Monday, December 29, 2003
Steamboat Springs Routt County Commissioner Nancy Stahoviak's primary focus is getting well, but she is continuing to work on county business.
From her Denver hospital room, Stahoviak sat in on several conference calls last week with fellow commissioners Doug Monger and Dan Ellison.
Stahoviak has been hospitalized since mid-month.
The county is making arrangements to provide her with a laptop computer so she can receive e-mails and communicate on county business.
"She'll be able to get e-mails and tell us all what to do," Routt County Manager Tom Sullivan said.
Stahoviak is listed in fair condition, and has been out of the intensive care unit since early last week, said spokesperson Stephanie Lewis.
Stahoviak first became sick in early December and was later flown to Presbyterian/St. Luke's Medical Center in Denver.
Once at the hospital, Stahoviak was placed on a dialysis machine for kidney failure and was monitored closely for infections in her kidneys and knee implants.

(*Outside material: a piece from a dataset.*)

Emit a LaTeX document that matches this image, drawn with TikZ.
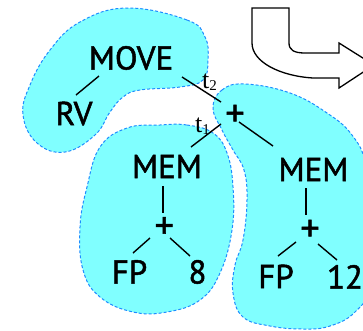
\documentclass[tikz,border=0pt]{standalone}
\usepackage{fontspec}
\setmainfont{PT Sans}
\newfontfamily\tfont{Liberation Serif}
\newfontfamily\labfont[FakeBold=1.5]{PT Sans}
\usetikzlibrary{calc}
\definecolor{blobfill}{RGB}{128,255,255}
\definecolor{blobedge}{RGB}{30,140,255}
\begin{document}
\begin{tikzpicture}[x=1pt,y=-1pt,
  lab/.style={font=\labfont\fontsize{33}{38}\selectfont, inner sep=0pt, text height=22pt, text depth=0pt},
  plus/.style={lab, font=\labfont\fontsize{38}{40}\selectfont},
  tl/.style={font=\tfont\fontsize{26}{28}\selectfont, inner sep=0pt, anchor=base west},
  edge/.style={line width=1.4pt},
  blob/.style={fill=blobfill, draw=blobedge, dash pattern=on 3pt off 2pt, line width=1pt},
  bigarrow/.style={draw=black, fill=white, line width=1.3pt, line join=miter}]
\useasboundingbox (0,0) rectangle (363,330);
\clip (0,0) rectangle (363,330);
% blobs
\draw[blob] plot[smooth cycle, tension=0.7] coordinates {(127,8) (187,20) (205,37) (208,60) (203,80) (180,87) (140,90) (123,97) (110,112) (95,135) (65,152) (37,143) (23,115) (30,85) (50,50) (80,22)};
\draw[blob] plot[smooth cycle, tension=0.7] coordinates {(160,125) (187,125) (213,133) (227,153) (233,187) (232,230) (220,273) (200,300) (167,312) (133,312) (100,297) (83,270) (80,227) (87,187) (100,147) (127,128)};
\draw[blob] plot[smooth cycle, tension=0.7] coordinates {(213,108) (222,90) (245,84) (290,93) (327,113) (352,135) (366,165) (372,220) (370,285) (355,312) (330,326) (303,329) (270,326) (243,317) (233,293) (235,265) (243,240) (247,200) (244,170) (233,150) (222,130)};
% arrow
\draw[bigarrow] (252,8) -- (289,8) -- (289,43) .. controls (289,50) and (294,53) .. (305,53) -- (339,53) -- (339,43) -- (374,65) -- (339,88) -- (339,78) -- (313,78) .. controls (280,76) and (252,62) .. (252,43) -- cycle;
% nodes
\node[lab] (MOVE) at (131,58.5) {MOVE};
\node[lab] (RV) at (74,114) {RV};
\node[plus] (P0) at (235,115) {+};
\node[lab] (MEMl) at (167,167) {MEM};
\node[lab] (MEMr) at (313.5,170) {MEM};
\node[plus] (Pl) at (164.3,227.3) {+};
\node[plus] (Pr) at (310,230) {+};
\node[lab] (FPl) at (129.5,272.5) {FP};
\node[lab] (N8) at (197.5,272.5) {8};
\node[lab] (FPr) at (276,277) {FP};
\node[lab] (N12) at (345,277.5) {12};
\node[tl] (t2) at (202,88) {t\raisebox{-2.5pt}{\fontsize{15}{15}\selectfont 2}};
\node[tl] (t1) at (195,132) {t\raisebox{-2.5pt}{\fontsize{15}{15}\selectfont 1}};
% edges
\draw[edge] ($(MOVE)+(-32,17.5)$) -- ($(RV)+(2,-19)$);
\draw[edge] ($(MOVE)+(51,18.5)$) -- ($(P0)+(-14,-13)$);
\draw[edge] ($(P0)+(-14,9)$) -- ($(MEMl)+(24,-20)$);
\draw[edge] ($(P0)+(4,7)$) -- ($(MEMr)+(-40.5,-24)$);
\draw[edge] ($(MEMl)+(-4,19)$) -- ($(Pl)+(-1.3,-14.3)$);
\draw[edge] ($(Pl)+(-14.3,10.7)$) -- ($(FPl)+(3.5,-19.5)$);
\draw[edge] ($(Pl)+(5.7,10.7)$) -- ($(N8)+(-7.5,-16.5)$);
\draw[edge] ($(MEMr)+(-7.5,18)$) -- ($(Pr)+(-4,-15)$);
\draw[edge] ($(Pr)+(-14,12)$) -- ($(FPr)+(2,-21)$);
\draw[edge] ($(Pr)+(8,14)$) -- ($(N12)+(-8,-17.5)$);
\end{tikzpicture}
\end{document}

Since then, she has become more mobile, making it from her bed to the doorway on a walker, Sullivan said.
"With what she has been through, that's a pretty big improvement," Sullivan said.
Her orthopedic surgeon wants Stahoviak to stay at the Denver hospital so both of her knee implants can be replaced, Sullivan said. The surgery will take place after her medical condition stabilizes, likely in about two weeks.
The doctors plan to replace one knee at a time, a process that will be followed with physical therapy and a longer stay in Denver, Sullivan said.
By state law, Stahoviak cannot communicate directly with the other commissioners via e-mail, Sullivan said, because it would violate open meetings rules.
Her husband, Ron, has taken work to her on weekends, but Sullivan said Stahoviak's main complaint has been that she only has until Sunday to get work done.
Monger and Ellison said the fact that both of them have to be present at meetings to have a quorum hasn't presented difficulties.
"We're always here anyhow," Monger said.
The bigger difficulty, they said, is that they have had to fill in on work on some of the issues Stahoviak was leading.
That work includes establishing the Yampa Valley Housing Authority and the South Routt Community Economic Assess-ment.
In a conference call with media and commissioners last week, Stahoviak said she is improving and is thankful for all of the support she has received from residents throughout the county.
Instead of sending flowers and gifts, Stahoviak encouraged people to contribute to the Community Foundation's Good Beginnings Never End fund for early childhood education, the Yampa Valley Housing Authority or United Way.